I'm reviving an older timeline with a bit more info on the United Kingdom. I just want to make sure I make it as realistic as I can when I finally set it to print.
I have three scenarios for this:
1. British North America here includes Cuba, another slave territory, captured in 1740, as well as Cartagena de Indias and its surrounding land. Cuba had a number of settlers from Scotland, Ireland, Georgia, and the Carolinas, and is culturally part of the south, though separated by Spanish Florida. Cartagena is separate and holds around 23,000 British and several thousand slaves.
The French and Indian War proceeded much like OTL; Britain gained Florida; though the Seven Years' War in Europe resulted in Prussia demanding compensation, which it received in the form of Guadeloupe and Martinique, from France.

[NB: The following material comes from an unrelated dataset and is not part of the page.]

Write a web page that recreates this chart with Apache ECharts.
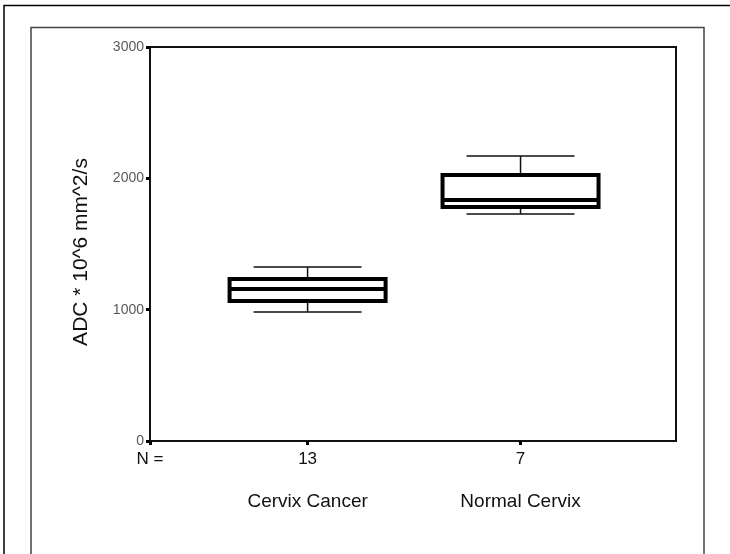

France did receive Hispaniola, though it would lose it in the Napoleonic Wars. Acadian expulsions led to increased settlement in the Louisiana Territory, which the Acadiens expected to become French. Rather than disperse, they remained together.
This revolution proceeded much like ours, leading into 1776, but with the "Intolerable Acts" affecting Canada, Nova Scotia, and Cuba. Americans were able, with French help, to secure Cuba, and even Bermuda and the Bahamas. Expelled from North America, the British king falls into delerium, and George IV comes into regency sooner. The British government comes into a 'settler craze' for new lands. British Honduras came into being in 1785-6 with a brief on the ground war pushing inland, and the Mosquito Coast became British Central America. Spain's Empire begins fracturing at this, with British Loyalists landing at BH, MC, and what would be called British Columbia. Soon, Britain even settles New Caledonia and Patagonia, unclaimed and unsettled lands. George IV, with Pitt and Fox working together, is not as inconsequential, and pushes Parliament to increase settlers for a truly Britannic Empire across the world.
2. Same as 1, but British Cuba remains isolated from the American Revolution and becomes the big stop-off for thousands of loyalists, making it a very loyal island for the British, and making the Caribbean, a "British Lake." The British manage a capture of Hispaniola here also. Loyalists make British Cuba, British Columbia, British Honduras, and the Mosquito Coast increasingly British, and push inward, leading to a Central American war with Spain. With its military leaving America, and not much left to secure Rupert's Land, the British Navy sails for, and secures British Honduras far inland, and pushes the Mosquito Coast to the Pacific. Even British Columbia swells with its military power. Spain's colonies begin growing chaotic and start breaking, leading Spain to send its own forces to quell the rebellions. The unfortunate effect is to tamper the income from the colonies, dampen colonization, and lead to a further downward spiral of its colonies.
3. British colonies are the same as OTL, but they lose Canada/Quebec and Nova Scotia. Where do the Loyalists go?
The question is, in either scenario, what's the reaction in Britain to losing all of North America? Who drops out of power, and who stays? What's the most likely effect on the British Empire? Do they try for more or hold and kind of stagnate? And which kind of British government could press for more colonization and territory for the crown? British 18th/19th century politics is not a strong suit, so any assistance here would be greatly appreciated.